Take the following approach to carry out the analysis.

Navigate to Analyze –> Regression –> Binary Logistic

Select Math as covariate.

Select the dummies for Preparation as covariates. At this stage, use “only reading the book” as the reference group.

Paste and run the syntax.

Take a look at the table Variables in the Equation.

Inspect the estimated regression coefficients. Consider the results on the sample level, ignoring inferential statistics for now.

Which group has the highest estimated probability to pass?

Which group has the lowest estimated probability to pass (controlled for math ability)?

Write down the full model equation, filling in the values of coefficients. Then check your answer.

\(logit_{passed} = -5.833 + .300*D_{exercises} + .946*D_{both} + .999 * Math\)

Controlled for Math Grade, what is the difference in predicted odds between people who only read the book and people who read the book and made the exercises?

Take the exponent of the regression coefficient for the dummy for people who read the book and made the exercises (see table).

By hand, calculate the probability that the third person in the file (respID=3) passes the exam.

Imagine that you do not know whether this person passed the exam or not.

True or false: Based on your answer in the previous step and using a decision threshold of .5, you would predict this student to pass.

SPSS can easily calculate the probability to pass.

Either use the visual interface:

Click on the SAVE button in the menu for logistic regression.

Select Probabilities under the header Predicted Values.

Click on continue.

Or add this line of code to your model:

  /SAVE=PRED

SPSS adds a new variable to the data file, which gives the predicted probability for each person. Check whether you calculated the predicted probability for person 3 correctly.

Imagine that we would have used this model to predict the probability to pass for the students in this sample before they even made the exam. Use a decision threshold of .5 to classify students as those likely to pass vs fail.

Out of all students that were classified as “pass”, which proportion actually failed?

Of the 370 students who were predicted to pass, 52 failed the exam (.141). As you can see, the model is not completely flawless in making predictions.

What is worse in your opinion? Incorrectly predicting that students will pass (when they end up failing), or incorrectly predicting that students will fail (when they end up passing)? Why?

If you chose a different decision criteria to predict passing - say .7, what would happen to the proportion of students that were classified as “pass”, but actually failed?

18.4.4 Hierarchical Logistic Regression

In this assignment we will compare the following two models against each other.

Model1: \(Logit(Pass) = b0+b1∗Math\)
Model2: \(Logit(Pass) = b0+b1∗Math+b2∗ExamStress+b3∗Evaluation\)

Later on, we want to carry out a model comparison test to check whether the larger model predicts the probability of passing the exam better than the smaller model.

What would be the regression df for the model comparison test, in which we compare the larger model 2 to the smaller model 1?

Now we will carry out the model comparison test. Take the following steps.

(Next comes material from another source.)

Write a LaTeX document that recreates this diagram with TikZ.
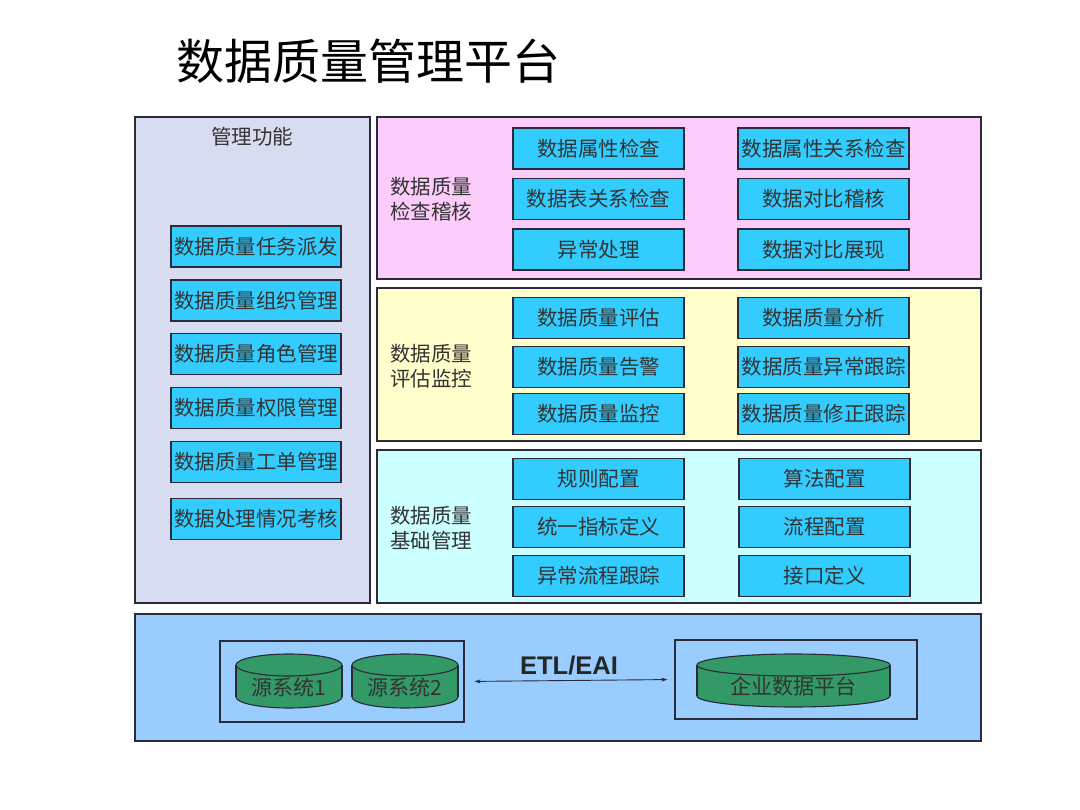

Navigate to Analyze -> Regression -> Binary Logistic

Select Math as predictor (covariates).

Click on Next (upper right); we can now indicate which block of predictors we like to add in addition to the variables added in the first model.

Enter ExamStress and Evaluation as predictors (covariates).

Paste and run the syntax.

Inspect the output. SPSS organizes the output in three blocks. The results in Block 0 refer to the null model without any predictors. Note that this null model also exists when you use the “Linear Regression” interface, but it’s not featured in the output.

Block 1 refers to the results of Model 1 and Block to the results of Model 2.

Take a look at the results of the model comparison test.

What test statistic is used to compare nested logistic regression models?

What is the value of the appropriate test statistic for comparing models 1 and 2?

True or false: Adding predictors ExamStress and Evaluation lead to significantly better predictions, compared to a model with only high school math grade as predictor.